SOURCE DATA:
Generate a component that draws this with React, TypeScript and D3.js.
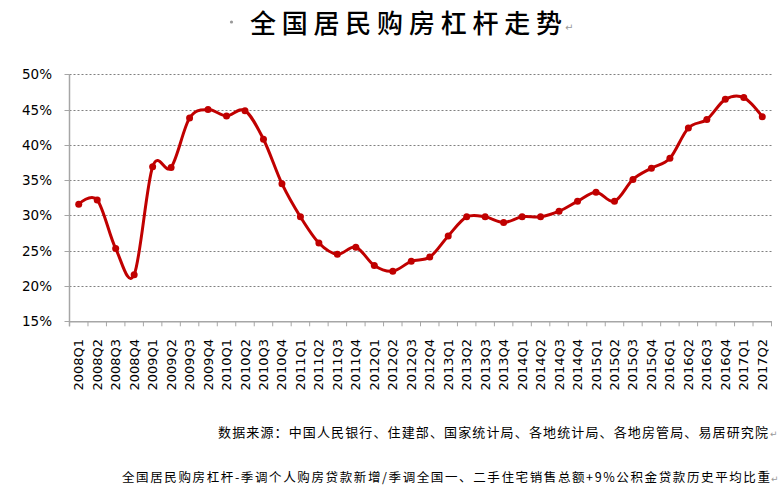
import React from "react";
import * as d3 from "d3";

const quarters = [
  "2008Q1","2008Q2","2008Q3","2008Q4","2009Q1","2009Q2","2009Q3","2009Q4",
  "2010Q1","2010Q2","2010Q3","2010Q4","2011Q1","2011Q2","2011Q3","2011Q4",
  "2012Q1","2012Q2","2012Q3","2012Q4","2013Q1","2013Q2","2013Q3","2013Q4",
  "2014Q1","2014Q2","2014Q3","2014Q4","2015Q1","2015Q2","2015Q3","2015Q4",
  "2016Q1","2016Q2","2016Q3","2016Q4","2017Q1","2017Q2",
];
const leverage = [
  31.6, 32.2, 25.3, 21.6, 36.9, 36.8, 43.8, 45.0,
  44.1, 44.85, 40.8, 34.5, 29.8, 26.1, 24.5, 25.5,
  22.9, 22.1, 23.5, 24.1, 27.1, 29.8, 29.8, 29.0,
  29.8, 29.8, 30.6, 32.0, 33.3, 32.0, 35.1, 36.7,
  38.1, 42.4, 43.6, 46.45, 46.7, 44.0,
];
const yTicks = [15, 20, 25, 30, 35, 40, 45, 50];
const titleText = "全国居民购房杠杆走势";
const sourceText = "数据来源：中国人民银行、住建部、国家统计局、各地统计局、各地房管局、易居研究院";
const noteText = "全国居民购房杠杆-季调个人购房贷款新增/季调全国一、二手住宅销售总额+9%公积金贷款历史平均比重";

export default function App() {
  const W = 780, H = 491;
  const left = 69.5, right = 771.5, top = 74.3, bottom = 321.3;
  const x = d3.scaleBand<string>().domain(quarters).range([left, right]);
  const y = d3.scaleLinear().domain([15, 50]).range([bottom, top]);
  const cx = (q: string) => (x(q) as number) + x.bandwidth() / 2;
  const pts: [number, number][] = quarters.map((q, i) => [cx(q), y(leverage[i])]);
  const line = d3.line<[number, number]>().x(d => d[0]).y(d => d[1]).curve(d3.curveCardinal.tension(0));
  const tickXs = quarters.map(q => x(q) as number).concat([right]);
  const font = "'DejaVu Sans', Verdana, sans-serif";
  const cjk = "'Noto Sans CJK SC', sans-serif";
  return (
    <svg width={W} height={H} style={{ position: "absolute", left: 0, top: 0, background: "#fff" }}>
      <rect x={0} y={0} width={W} height={H} fill="#fff" />
      {/* title */}
      <circle cx={231.5} cy={22} r={1.6} fill="#999" />
      <text x={250} y={33} fontFamily={cjk} fontSize={26} fontWeight={500} fill="#000" textLength={312} lengthAdjust="spacing">{titleText}</text>
      <text x={565} y={31} fontFamily={font} fontSize={10} fill="#999">↵</text>
      {/* gridlines */}
      {yTicks.map(t => (
        <line key={"g" + t} x1={left} x2={right} y1={Math.round(y(t)) + 0.5} y2={Math.round(y(t)) + 0.5}
          stroke="#808080" strokeWidth={1} strokeDasharray={t === 15 ? undefined : "2,2"} />
      ))}
      {/* y-axis */}
      <line x1={left} x2={left} y1={top} y2={bottom + 5} stroke="#a6a6a6" strokeWidth={1.5} />
      {yTicks.map(t => (
        <line key={"yt" + t} x1={left - 5} x2={left} y1={Math.round(y(t)) + 0.5} y2={Math.round(y(t)) + 0.5} stroke="#a6a6a6" strokeWidth={1} />
      ))}
      {yTicks.map(t => (
        <text key={"yl" + t} x={52} y={y(t) + 5} textAnchor="end" fontFamily={font} fontSize={13.5} fill="#000">{t}%</text>
      ))}
      {/* x-axis */}
      <line x1={left} x2={right} y1={bottom + 0.5} y2={bottom + 0.5} stroke="#a6a6a6" strokeWidth={1.5} />
      {tickXs.map((tx, i) => (
        <line key={"xt" + i} x1={tx} x2={tx} y1={bottom} y2={bottom + 5} stroke="#a6a6a6" strokeWidth={1} />
      ))}
      {quarters.map(q => (
        <text key={"xl" + q} transform={`translate(${cx(q) + 4.5},339) rotate(-90)`} textAnchor="end"
          fontFamily={font} fontSize={13} fill="#000">{q}</text>
      ))}
      {/* series */}
      <path d={line(pts) as string} fill="none" stroke="#c00000" strokeWidth={3} strokeLinejoin="round" />
      {pts.map((p, i) => (
        <circle key={"p" + i} cx={p[0]} cy={p[1]} r={3.5} fill="#c00000" />
      ))}
      {/* notes */}
      <text x={218} y={437} fontFamily={cjk} fontSize={13} fill="#000" textLength={550} lengthAdjust="spacing">{sourceText}</text>
      <text x={770} y={437} fontFamily={font} fontSize={9} fill="#999">↵</text>
      <text x={122} y={482} fontFamily={cjk} fontSize={12.5} fill="#000" textLength={648} lengthAdjust="spacing">{noteText}</text>
      <text x={771} y={482} fontFamily={font} fontSize={9} fill="#999">↵</text>
    </svg>
  );
}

EXERCISE GOAL:
Print, exactly as written, the lines above from the first one to the one containing "import * as". Leave out pictures.

THE RESPONSE:
Generate a component that draws this with React, TypeScript and D3.js.
import React from "react";
import * as d3 from "d3";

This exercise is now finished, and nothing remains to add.